Let’s do some math. We assume your trainees have two questions per video, and you’re simultaneously on-boarding 5 trainees.

  • Assume that in-person meeting to address each question takes 5 minutes longer per question than answering with text right in the video delivery platform
  • Assume 10 videos in each 30 day cycle
  • 5 trainees x 10 videos x 2 questions/video x 5 mins/question = 500 minutes per 30 day cycle
  • 1500 minutes for the full 90 day plan
  • 25 hours over the on boarding period of questions/teaching that can be saved just in meeting time

We just calculated 25 hours of your manager’s time just due to inefficiency. Let’s think of that 25 hours in terms of money.

The average salary of regional sales manager in the USA is $79,847. Assuming your manager has a 40 hour work week and 48 working weeks (2 weeks vacation, 2 weeks sick), that’s $79,847/ year = $1,663.10 / week = $41.58 / hr.

So without enabling dialogue right within the video delivery platform you’d be spending $1039.67 on the manager’s hourly pay unnecessarily. But obviously, if you free up the manager to be productive for those 25 hours, and that’s worth a lot more. An experienced sales manager working on deals might bring in about $10,000 on average in 25 hours.

So over $1000 of base savings. And then $10,000 more in sales revenue.

But there are more savings to be found. The improved flow of feedback due to fewer in person meetings means that the onboarding period itself can become shorter. Sales people will be trained better and get working faster.

How much money would you save if a good video solutoin decreased your onboarding time by just 5%? Let’s do some math.

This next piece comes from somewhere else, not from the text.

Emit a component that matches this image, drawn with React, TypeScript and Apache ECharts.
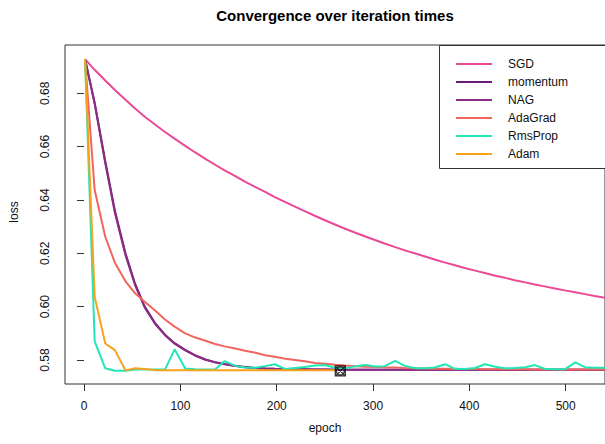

  1. Let’s assume an average junior sales professional brings in a lifetime customer value of $300,000
  2. The 3 month training period is 1/4 of a year
  3. Lost revenues in the 3 month training period would then be $75,000
  4. If there are 5 trainees losing money in the training period,
  5. You’ll be losing $375,000 in revenue.

What if the efficiency gain from your video solution made your on boarding process take 5% less time? So as opposed to 90 days, training would take 85 days. When your new people are working full time for those extra five days, they’ll bring in close to $20,000.

That’s just from using technology more effectively as the new hires watch and engage with the video.

But you may still wonder how much they retain long-term and how they’ll react in real situations with customers and clients. It would be better to SEE them perform and react, right?

Many companies use simulations to see the new sales team member perform in a more realistic setting.  But typically, sales simulations are done in-person with trainer and trainee. That’s also a logistical challenge, and WOW is it expensive.

What if there was a way to use video to cut down the cost of your time AND make sure video is really solving your problems and training your people to be great performers?

There is.  Here’s what you’d do:

  1. Come up with the top ten sales objections encountered in your industry and with your products.
  2. Prepare a rough script for each of these objections.
  3. Find a team member who’s good at acting as a customer, making these objections.
  4. Have that team member record those objections on his/her phone.
  5. Upload these objections to a video sharing platform or a WeVu team site.
  6. Then your new sales people can watch these at the right time and record themselves answering the objections.
  7. Managers and even consultant coaches can watch these responses and provide feedback tied to particular moments in the video.
  8. The new hire can review the comments and try again.

What’s great about this process is that no-one has to be in the same place at the same time to do it. It’s not video AS a meeting, it’s video to REPLACE meetings and training sessions.

With a two-way video platform for discussion and practice, your team will learn and practice the skills they need when it’s convenient. Distributed teams can do this anywhere. Using WeVu to store and organize your team’s self-recorded video, you and other managers can really coach them. The magic of smartphone video is that you don’t have to be in the same place at the same time.